Virginia has moved to rein in the tech giants by passing a law that will limit social media use for minors under 16 to one hour per day, with the restrictions taking effect on January 1, 2026. The measure amends the state’s consumer data protections and forces platforms to build default limits and controls into their services. This is a major step toward reasserting common-sense limits on an industry that treats kids like captive customers.
Governor Glenn Youngkin signed the bill after it cleared the General Assembly, signaling that leadership can act where Washington won’t. Legislators from both parties supported the change, reflecting growing unease about the mental-health fallout we’ve all watched unfold in real time. Lawmakers rightly put parents back in the driver’s seat instead of leaving children at the mercy of algorithmic junk food.
The statute doesn’t stop at time limits — it also requires platforms to use reasonable age-verification methods and to make parental consent verifiable before increasing a child’s allotted screen time. Those requirements are the only practical way to make a one-hour rule more than symbolic, because children and teens are notoriously adept at evading superficial safeguards. We shouldn’t pretend this is easy, but we should recognize that doing nothing is the real abdication of responsibility.
Unsurprisingly, Big Tech is fighting back. Industry groups like NetChoice have already filed suit, arguing that the law violates free-speech protections and raises privacy concerns tied to age verification. Expect this to be a drawn-out battle in the courts — tech giants will deploy lawyers and lobbyists to protect their business model rather than the well-being of children.

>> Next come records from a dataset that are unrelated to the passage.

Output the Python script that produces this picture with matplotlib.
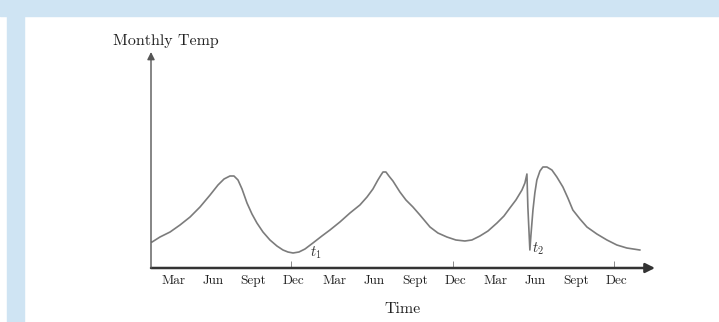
import matplotlib.pyplot as plt
import matplotlib.patches as patches

# curve (x in months from Jan of year 1, y = temperature units)
months = [1.44, 2.03, 2.78, 3.52, 4.27, 5.01, 5.76, 6.35, 6.80, 7.24, 7.54, 7.84, 8.14,
          8.51, 8.88, 9.25, 9.70, 10.22, 10.74, 11.19, 11.56, 11.94, 12.38, 12.83, 13.42,
          14.09, 14.69, 15.43, 16.18, 16.92, 17.45, 17.89, 18.26, 18.49, 18.64, 18.86,
          19.08, 19.38, 19.90, 20.35, 20.87, 21.39, 22.14, 22.73, 23.40, 24.07, 24.74,
          25.26, 25.86, 26.46, 27.13, 27.65, 28.09, 28.54, 28.99, 29.21, 29.36, 29.43,
          29.51, 29.58, 29.66, 29.81, 29.95, 30.10, 30.33, 30.55, 30.85, 31.22, 31.59,
          32.04, 32.41, 32.78, 33.31, 33.83, 34.57, 35.32, 36.06, 36.80, 37.77]
temps = [26, 31, 36, 43, 51, 61, 73, 83, 89, 92, 92, 88, 79,
         65, 54, 45, 36, 28, 22, 18, 16, 15, 16, 19, 25,
         32, 38, 46, 55, 63, 71, 79, 88, 93, 96, 96,
         92, 87, 76, 68, 61, 53, 41, 35, 31, 28, 27,
         28, 32, 37, 45, 52, 60, 68, 78, 85, 94, 61,
         38, 18, 33, 58, 75, 88, 97, 101, 101, 98, 91,
         81, 70, 58, 49, 41, 34, 28, 23, 20, 18]

tick_months = [3, 6, 9, 12, 15, 18, 21, 24, 27, 30, 33, 36]
tick_labels = ["Mar", "Jun", "Sept", "Dec", "Mar", "Jun", "Sept", "Dec", "Mar", "Jun", "Sept", "Dec"]
dec_marks = [11.8, 23.85, 35.85]
events = [(13.6, 15, "$t_1$"), (30.2, 19, "$t_2$")]

plt.rcParams['mathtext.fontset'] = 'cm'
W, H = 719, 322
fig = plt.figure(figsize=(W / 100, H / 100), dpi=100)

# light blue page frame
blue = "#cfe4f3"
fig.patches.append(patches.Rectangle((0, 1 - 16 / H), 1, 16 / H, transform=fig.transFigure,
                                     color=blue, zorder=0))
fig.patches.append(patches.Rectangle((7 / W, 0), 17 / W, 1 - 16 / H, transform=fig.transFigure,
                                     color=blue, zorder=0))

ax = fig.add_axes([151 / W, (H - 268) / H, (655 - 151) / W, (268 - 52) / H])
ax.set_facecolor("none")
ax.plot(months, temps, color="#7c7c7c", lw=1.2, clip_on=False, solid_joinstyle="round")
ax.set_xlim(1.36, 38.9)
ax.set_ylim(0, 216)

for s in ax.spines.values():
    s.set_visible(False)

# axes with arrows
ax.annotate("", xy=(1, 0), xytext=(0, 0), xycoords="axes fraction",
            arrowprops=dict(arrowstyle="-|>", color="#333333", lw=1.8, mutation_scale=14,
                            shrinkA=0, shrinkB=0))
ax.annotate("", xy=(0, 1), xytext=(0, 0), xycoords="axes fraction",
            arrowprops=dict(arrowstyle="-|>", color="#555555", lw=1.0, mutation_scale=11,
                            shrinkA=0, shrinkB=0))

ax.set_xticks(tick_months)
ax.set_xticklabels(tick_labels, fontfamily="cmr10", fontsize=9.5, color="#222222")
ax.tick_params(axis="x", length=0, pad=5)
ax.set_xticks(dec_marks, minor=True)
ax.tick_params(axis="x", which="minor", direction="in", length=5, width=0.6, color="#777777")
ax.set_yticks([])

ax.set_xlabel("Time", fontfamily="cmr10", fontsize=11.5, color="#222222", labelpad=11)
fig.text(166 / W, 1 - 41 / H, "Monthly Temp", fontfamily="cmr10", fontsize=11.5,
         color="#222222", ha="center", va="center")

for x, y, lab in events:
    ax.text(x, y, lab, fontsize=10.5, color="#333333", ha="center", va="center")

fig.savefig("out.png", dpi=100)
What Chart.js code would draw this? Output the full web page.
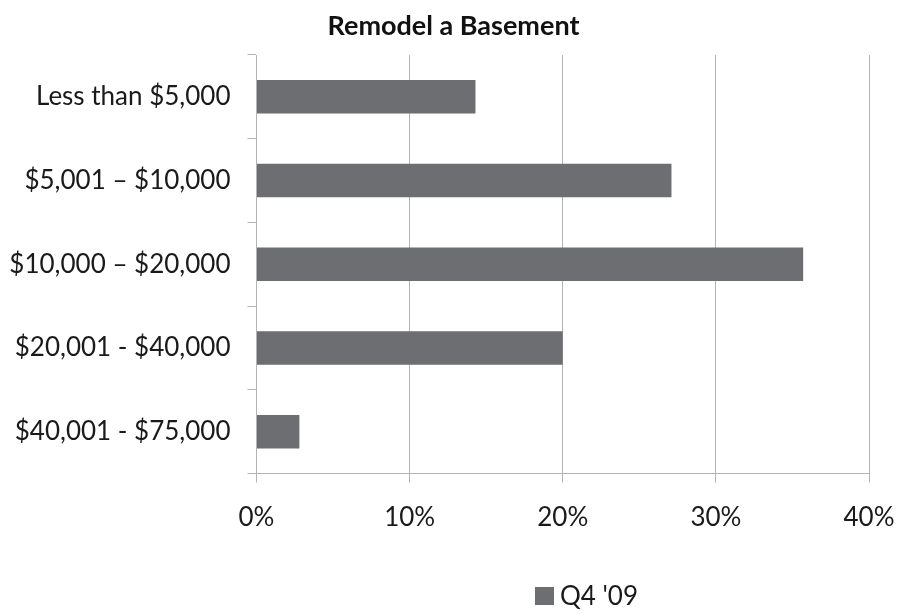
<!DOCTYPE html>
<html>
<head>
<meta charset="utf-8">
<script src="https://cdn.jsdelivr.net/npm/chart.js@4"></script>
<style>
html,body{margin:0;padding:0;background:#fff;}
#wrap{width:897px;height:615px;position:relative;}
</style>
</head>
<body>
<div id="wrap"><canvas id="c" width="897" height="615"></canvas></div>
<script>
const chartTitle = "Remodel a Basement";
const categories = ["Less than $5,000", "$5,001 \u2013 $10,000", "$10,000 \u2013 $20,000", "$20,001 - $40,000", "$40,001 - $75,000"];
const seriesName = "Q4 '09";
const seriesValues = [14.3, 27.1, 35.7, 20.0, 2.8];
const xTickValues = [0, 10, 20, 30, 40];
const xTickLabels = ["0%", "10%", "20%", "30%", "40%"];

const FONT = "Lato, 'Open Sans', sans-serif";
const BAR = "#6d6e71";

const overlay = {
  id: 'overlay',
  afterDraw(chart) {
    const ctx = chart.ctx;
    ctx.save();
    ctx.fillStyle = '#111';
    ctx.font = "bold 27px " + FONT;
    ctx.textAlign = 'center';
    ctx.textBaseline = 'middle';
    ctx.fillText(chartTitle, 453.5, 26);
    const ds = chart.data.datasets[0];
    ctx.fillStyle = ds.backgroundColor;
    ctx.fillRect(535, 587, 19, 18);
    ctx.fillStyle = '#1a1a1a';
    ctx.font = "26px " + FONT;
    ctx.textAlign = 'left';
    ctx.fillText(ds.label, 560, 597);
    ctx.restore();
  }
};

new Chart(document.getElementById('c'), {
  type: 'bar',
  data: {
    labels: categories,
    datasets: [{
      label: seriesName,
      data: seriesValues,
      backgroundColor: BAR,
      borderWidth: 0,
      barPercentage: 0.5,
      categoryPercentage: 0.8
    }]
  },
  options: {
    indexAxis: 'y',
    responsive: false,
    animation: false,
    devicePixelRatio: 1,
    layout: { padding: { top: 55, right: 28, bottom: 0, left: 0 } },
    plugins: { legend: { display: false }, title: { display: false }, tooltip: { enabled: false } },
    scales: {
      x: {
        min: 0, max: 40,
        afterBuildTicks(scale) { scale.ticks = xTickValues.map(v => ({ value: v })); },
        afterFit(scale) { scale.height = 141.5; scale.paddingLeft = 0; scale.paddingRight = 0; },
        ticks: {
          callback: (v, i) => xTickLabels[i],
          font: { family: FONT, size: 26 },
          color: '#1a1a1a',
          padding: 20,
          maxRotation: 0
        },
        grid: { color: '#b3b3b3', lineWidth: 1, tickLength: 9, drawTicks: true },
        border: { display: true, color: '#b3b3b3', width: 1 }
      },
      y: {
        afterFit(scale) { scale.width = 256.5; scale.paddingTop = 0; scale.paddingBottom = 0; },
        ticks: {
          font: { family: FONT, size: 26 },
          color: '#1a1a1a',
          padding: 17
        },
        grid: { offset: true, drawOnChartArea: false, drawTicks: true, tickLength: 9, color: '#b3b3b3' },
        border: { display: true, color: '#b3b3b3', width: 1 }
      }
    }
  },
  plugins: [overlay]
});
</script>
</body>
</html>
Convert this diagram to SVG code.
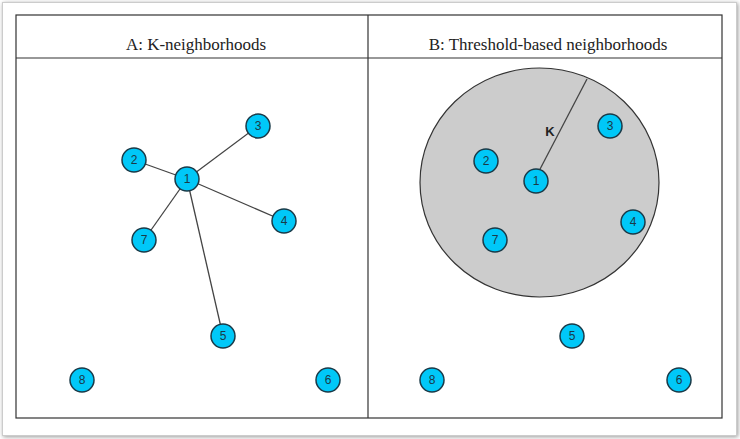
<svg xmlns="http://www.w3.org/2000/svg" width="740" height="439" viewBox="0 0 740 439">
<defs><filter id="sh" x="-5%" y="-5%" width="110%" height="110%"><feDropShadow dx="1" dy="1" stdDeviation="2" flood-color="#999"/></filter></defs>
<style>
.n circle{fill:#00c8f8;stroke:#1a3a48;stroke-width:1.5}
.n text{font-family:"Liberation Sans",Arial,sans-serif;font-size:12px;fill:#1a3a48;text-anchor:middle;dominant-baseline:central}
.h{font-family:"Liberation Serif","Times New Roman",serif;font-size:17px;fill:#222;text-anchor:middle}
.e{stroke:#444;stroke-width:1.3;fill:none}
</style>
<rect x="0" y="0" width="740" height="439" fill="#fff"/>
<rect x="2.5" y="2.5" width="734" height="433" fill="#fff" stroke="#ccc" filter="url(#sh)"/>
<rect x="16" y="15" width="706" height="403" fill="#fff" stroke="#333" stroke-width="1.2"/>
<line x1="16" y1="58" x2="722" y2="58" stroke="#333" stroke-width="1.2"/>
<line x1="368" y1="15" x2="368" y2="418" stroke="#333" stroke-width="1.2"/>
<text class="h" x="196" y="50">A: K-neighborhoods</text>
<text class="h" x="548" y="50">B: Threshold-based neighborhoods</text>
<ellipse cx="539.5" cy="182.5" rx="119.5" ry="114.5" fill="#cccccc" stroke="#333" stroke-width="1.2"/>
<g id="connectors">
<line class="e" x1="187" y1="179" x2="134" y2="160"/>
<line class="e" x1="187" y1="179" x2="258" y2="126"/>
<line class="e" x1="187" y1="179" x2="284" y2="221"/>
<line class="e" x1="187" y1="179" x2="144" y2="240"/>
<line class="e" x1="187" y1="179" x2="223" y2="336"/>
<line class="e" x1="538" y1="173" x2="587" y2="79"/>
</g>
<text x="550" y="136" font-family="Liberation Sans,Arial,sans-serif" font-size="13" font-weight="bold" fill="#222" text-anchor="middle">K</text>
<g id="a1" class="n"><circle cx="187" cy="179" r="12"/><text x="187" y="179">1</text></g>
<g id="a2" class="n"><circle cx="134" cy="160" r="12"/><text x="134" y="160">2</text></g>
<g id="a3" class="n"><circle cx="258" cy="126" r="12"/><text x="258" y="126">3</text></g>
<g id="a4" class="n"><circle cx="284" cy="221" r="12"/><text x="284" y="221">4</text></g>
<g id="a7" class="n"><circle cx="144" cy="240" r="12"/><text x="144" y="240">7</text></g>
<g id="a5" class="n"><circle cx="223" cy="336" r="12"/><text x="223" y="336">5</text></g>
<g id="a8" class="n"><circle cx="82" cy="380" r="12"/><text x="82" y="380">8</text></g>
<g id="a6" class="n"><circle cx="328" cy="380" r="12"/><text x="328" y="380">6</text></g>
<g id="b1" class="n"><circle cx="536" cy="181" r="12"/><text x="536" y="181">1</text></g>
<g id="b2" class="n"><circle cx="486" cy="161" r="12"/><text x="486" y="161">2</text></g>
<g id="b3" class="n"><circle cx="610" cy="126" r="12"/><text x="610" y="126">3</text></g>
<g id="b4" class="n"><circle cx="633" cy="222" r="12"/><text x="633" y="222">4</text></g>
<g id="b7" class="n"><circle cx="495" cy="240" r="12"/><text x="495" y="240">7</text></g>
<g id="b5" class="n"><circle cx="572" cy="336" r="12"/><text x="572" y="336">5</text></g>
<g id="b8" class="n"><circle cx="432" cy="380" r="12"/><text x="432" y="380">8</text></g>
<g id="b6" class="n"><circle cx="679" cy="380" r="12"/><text x="679" y="380">6</text></g>
</svg>
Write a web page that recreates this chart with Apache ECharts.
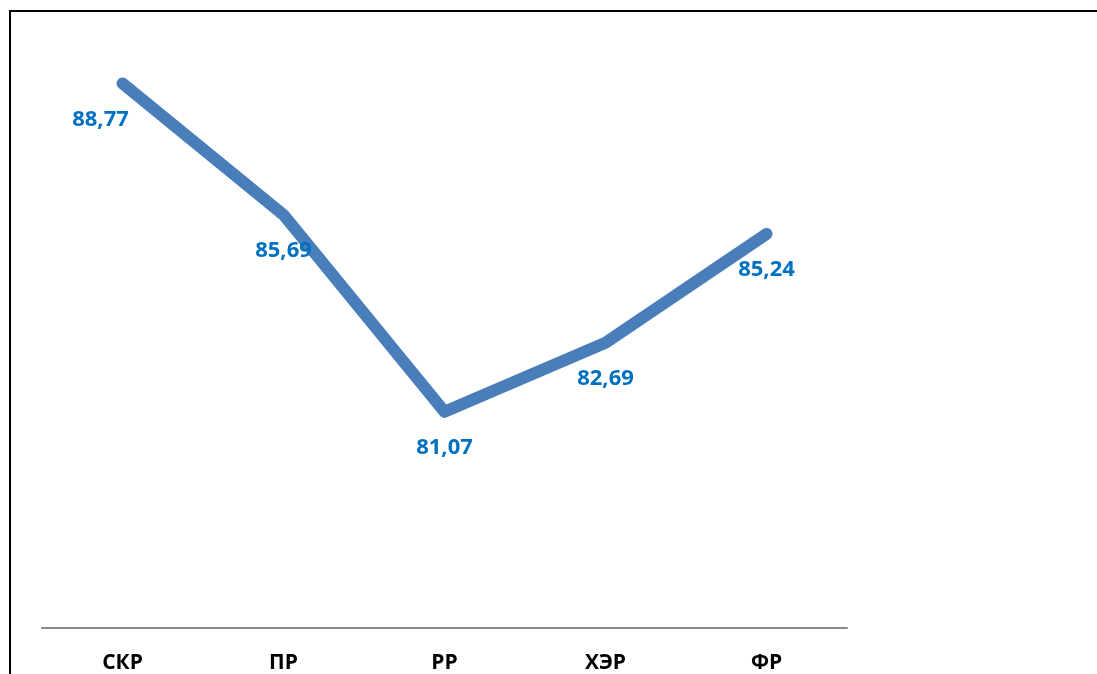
<!DOCTYPE html>
<html>
<head>
<meta charset="utf-8">
<script src="https://cdn.jsdelivr.net/npm/echarts@6/dist/echarts.min.js"></script>
<style>
html,body{margin:0;padding:0;background:#fff;}
#c{width:1097px;height:674px;}
</style>
</head>
<body>
<div id="c"></div>
<script>
const categories = ['СКР', 'ПР', 'РР', 'ХЭР', 'ФР'];
const values = [88.77, 85.69, 81.07, 82.69, 85.24];
const yMin = 76;
const yMax = 90;

const chart = echarts.init(document.getElementById('c'));
const seriesData = values.map((v, i) => {
  const d = { value: v };
  if (i === 0) d.label = { offset: [-22, 0] };
  return d;
});
chart.setOption({
  animation: false,
  backgroundColor: '#ffffff',
  graphic: [{
    type: 'rect',
    shape: { x: 10, y: 11, width: 1200, height: 800 },
    style: { fill: 'none', stroke: '#000', lineWidth: 2 },
    silent: true
  }],
  grid: { left: 42, right: 250, top: 31, bottom: 45 },
  xAxis: {
    type: 'category',
    data: categories,
    boundaryGap: true,
    axisLine: { lineStyle: { color: '#898989', width: 2 } },
    axisTick: { show: false },
    axisLabel: {
      color: '#000', fontWeight: 'bold', fontSize: 21,
      fontFamily: 'Open Sans', margin: 25
    }
  },
  yAxis: {
    type: 'value', min: yMin, max: yMax,
    show: false,
    splitLine: { show: false }
  },
  series: [{
    type: 'line',
    data: seriesData,
    symbol: 'circle',
    symbolSize: 2,
    showSymbol: true,
    showAllSymbol: true,
    lineStyle: { color: '#4A7EBB', width: 12, cap: 'round', join: 'round' },
    itemStyle: { color: 'rgba(0,0,0,0)', borderWidth: 0 },
    label: {
      show: true,
      position: 'bottom',
      distance: 24,
      color: '#0070C0',
      fontWeight: 'bold',
      fontSize: 22,
      fontFamily: 'Open Sans',
      formatter: p => p.value.toFixed(2).replace('.', ',')
    }
  }]
});
</script>
</body>
</html>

The lawsuits expose the real priorities: companies that engineered habit-forming feeds now cry foul when asked to be accountable. Conservatives who have long warned about unregulated tech addiction are vindicated by the surge in anxiety, depression, and disrupted childhoods linked to endless scrolling. If courts overturn protections, that will be a signal that judicial ideology, not the safety of kids, is steering the ship.
This law is not a panacea, and no one should pretend a government edict will fix every problem overnight. Enforcement details remain fuzzy and bad actors will try to find workarounds, so citizens must keep the pressure on platforms and demand transparent, enforceable tools for parents. Still, the conservative instinct to protect family autonomy and childhood from corporate profiteering is exactly the right instinct here.
Big Tech built its empires by monetizing attention and outsourcing responsibility; it’s high time elected leaders pushed back. Lawmakers who acted deserve credit for putting flesh-and-blood kids ahead of quarterly profits, and anyone who values real-world childhoods should support measures that restore boundaries. This fight will be decided in legislatures, in the courts, and in the marketplace of ideas — and conservatives should be unapologetically on the side of common sense and parental authority.